10 septembre > Chroniques France

Pour quelqu’un qui se veut promoteur résolu des vertus de la paresse (ou du moins de l’indolence) et de la lenteur, Dany Laferrière laisse rêveur. Notre nouvel académicien publie, avec ce vaste et ambitieux L’art presque perdu de ne rien faire, son quatrième livre en moins de quatre ans (après Tout bouge autour de moi, Chronique de la dérive douce et Journal d’un écrivain en pyjama, tous chez Grasset). Du moins en France, puisque chacun de ces livres est préalablement paru au Québec, chez Boréal. Est-ce à dire qu’il y aurait tromperie sur la marchandise indolente ? Nullement, tant c’est du cœur même de ce type de clichés, dont il joue avec une maestria chaque fois plus grande, que Laferrière nourrit ses chroniques, qui sont autant de fables morales. Dans le titre de celui-ci, L’art presque perdu de ne rien faire, donc, on retiendra moins la paresse que la perte et, surtout, l’art.
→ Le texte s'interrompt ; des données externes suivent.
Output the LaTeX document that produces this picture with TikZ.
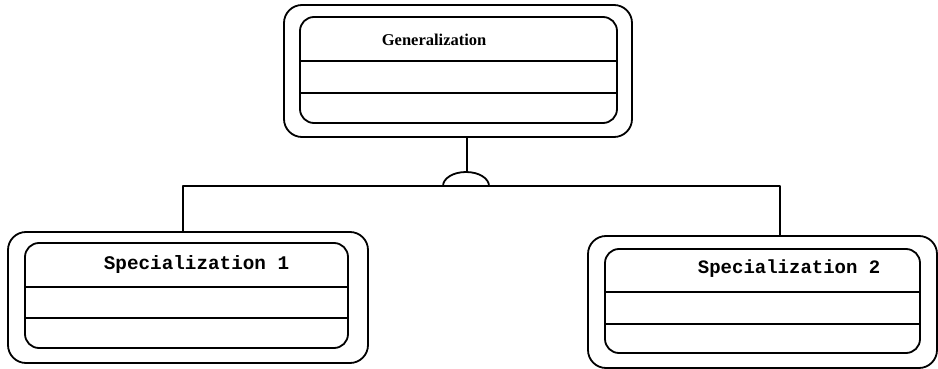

Celui avec lequel l’auteur nous mène en bateau, de torrents vifs et nerveux en fleuves endormis. Fictions, réflexions, commentaires et flâneries en tous genres (tant Laferrière déteste être encagé en aucun d’entre eux) sont au programme, ne s’interdisant rien. Un livre qui, à rebours des cuistres de la pensée contemporaine, pense à tout plutôt que de penser "sur tout". C’est un livre, enfin, qui prend son lecteur au sérieux et le traite finalement avec une infinie bienveillance.

Au fil de chapitres qui sont autant de coq-à-l’âne enchantés, allant de l’art de manger une mangue à celui de la guitare hawaïenne, clos chacun par une petite fable fictionnelle, cet art n’est pas perdu pour tout le monde puisque c’est un art de vivre. Si le propos, cette fois-ci, paraît plus ample que dans son récent Journal d’un écrivain en pyjama, c’est encore une fausse piste tant les hiérarchies sont étrangères à Laferrière et tant ici l’art est aussi, et encore, celui de lire. Borges, Boulgakov, Baldwin ou Salinger (liste non close) sont au menu de ces siestes délicieusement crapuleuses. O. M.